NCERT Chapter Summary: Accounting Ratios

Ratio Analysis: An important tool of financial statement analysis is ratio analysis. Accounting ratios represent relationship between two accounting numbers.

Objective of Ratio Analysis: The objective of ratio analysis is to provide a deeper analysis of the profitability, liquidity, solvency and activity levels in the business. It is also to identify the problem areas as well as the strong areas of the business.

Advantages of Ratio Analysis: Ratio analysis offers many advantages including enabling financial statement analysis, helping understand efficacy of decisions, simplifying complex figures and establish relationships, being helpful in comparative analysis, identification of problem areas, enables SWOT analysis, and allows various comparisons.

Limitations of Ratio Analysis: There are many limitations of ratio analysis. Few are based because of the basic limitations of the accounting data on which it is based. In the first set are included factors like Historical Analysis, Ignores Price-level Changes, Ignore Qualitative or Non-monetary Aspects, Limitations of Accounting Data, Variations in Accounting Practices, and Forecasting. In the second set are included factor like means and not the end, lack of ability to resolve problems, lack of standardised definitions, lack of universally accepted standard levels, and ratios based on unrelated figures.

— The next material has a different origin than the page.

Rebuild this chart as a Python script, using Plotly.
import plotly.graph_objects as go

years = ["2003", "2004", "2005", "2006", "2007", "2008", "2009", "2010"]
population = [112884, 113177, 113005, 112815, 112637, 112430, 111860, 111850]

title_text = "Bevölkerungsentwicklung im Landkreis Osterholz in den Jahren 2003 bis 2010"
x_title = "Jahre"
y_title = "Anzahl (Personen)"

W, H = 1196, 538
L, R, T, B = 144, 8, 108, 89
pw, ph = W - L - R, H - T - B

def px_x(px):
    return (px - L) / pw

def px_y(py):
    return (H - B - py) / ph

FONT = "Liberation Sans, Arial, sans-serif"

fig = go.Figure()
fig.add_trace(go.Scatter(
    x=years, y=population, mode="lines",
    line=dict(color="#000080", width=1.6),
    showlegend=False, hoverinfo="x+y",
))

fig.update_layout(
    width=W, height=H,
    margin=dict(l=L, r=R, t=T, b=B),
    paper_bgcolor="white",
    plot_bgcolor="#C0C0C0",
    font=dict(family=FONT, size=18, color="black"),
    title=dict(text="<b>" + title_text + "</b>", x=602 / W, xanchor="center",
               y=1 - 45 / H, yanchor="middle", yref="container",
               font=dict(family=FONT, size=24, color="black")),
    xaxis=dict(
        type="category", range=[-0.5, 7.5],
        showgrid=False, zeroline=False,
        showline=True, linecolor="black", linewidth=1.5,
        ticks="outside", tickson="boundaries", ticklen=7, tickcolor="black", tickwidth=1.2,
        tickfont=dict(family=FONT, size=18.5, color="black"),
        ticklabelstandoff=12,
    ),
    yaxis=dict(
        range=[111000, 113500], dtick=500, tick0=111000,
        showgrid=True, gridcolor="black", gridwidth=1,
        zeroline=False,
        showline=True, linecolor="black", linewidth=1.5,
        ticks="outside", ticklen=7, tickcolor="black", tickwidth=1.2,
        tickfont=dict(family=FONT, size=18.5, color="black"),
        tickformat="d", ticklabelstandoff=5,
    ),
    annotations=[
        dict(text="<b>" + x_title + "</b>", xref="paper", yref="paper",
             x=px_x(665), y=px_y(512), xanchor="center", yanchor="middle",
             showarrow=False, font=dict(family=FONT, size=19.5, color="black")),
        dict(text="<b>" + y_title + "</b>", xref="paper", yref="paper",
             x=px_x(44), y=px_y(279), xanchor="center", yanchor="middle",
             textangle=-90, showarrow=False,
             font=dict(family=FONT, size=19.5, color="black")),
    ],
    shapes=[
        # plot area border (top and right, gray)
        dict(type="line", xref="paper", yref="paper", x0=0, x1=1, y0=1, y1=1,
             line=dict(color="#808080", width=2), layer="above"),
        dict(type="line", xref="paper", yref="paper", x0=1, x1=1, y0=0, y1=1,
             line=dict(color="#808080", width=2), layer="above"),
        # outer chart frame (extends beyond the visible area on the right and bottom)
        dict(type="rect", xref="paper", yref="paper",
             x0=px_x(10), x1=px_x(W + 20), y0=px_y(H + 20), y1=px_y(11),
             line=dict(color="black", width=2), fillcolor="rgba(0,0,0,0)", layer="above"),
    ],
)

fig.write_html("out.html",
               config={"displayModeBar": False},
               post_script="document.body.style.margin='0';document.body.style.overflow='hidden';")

Types of Ratios: There are many types of ratios - liquidity, solvency, activity and profitability ratios. The liquidity ratios include current ratio and acid test ratio. Solvency ratios are calculated to determine the ability of the business to service its debt in the long run instead of in the short run. They include debt equity ratio, total assets to debt ratio, proprietary ratio and interest coverage ratio.

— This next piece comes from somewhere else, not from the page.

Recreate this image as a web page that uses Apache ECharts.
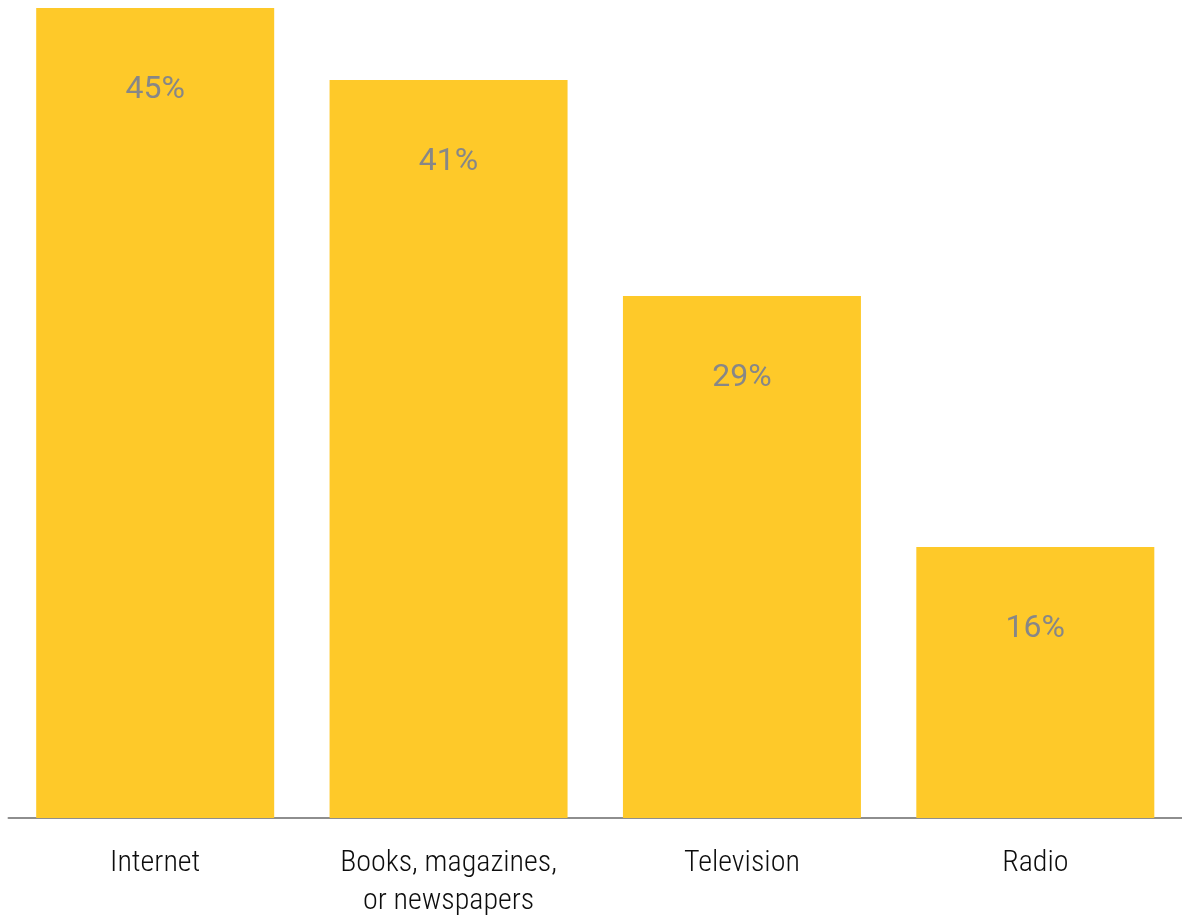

The turnover ratios basically exhibit the activity levels characterised by the capacity of the business to make more sales or turnover and include Inventory Turnover, Trade Receivables Turnover, Trade Payables Turnover, Working Capital Turnover, Fixed Assets Turnover and Current assets Turnover.

Profitability ratios are calculated to analyse the earning capacity of the business which is the outcome of utilisation of resources employed in the business. The ratios include Gross Profit ratio, Operating ratio, Net Profit Ratio, Return on investment (Capital employed), Earnings per Share, Book Value per Share, Dividend per Share and Price/Earning ratio.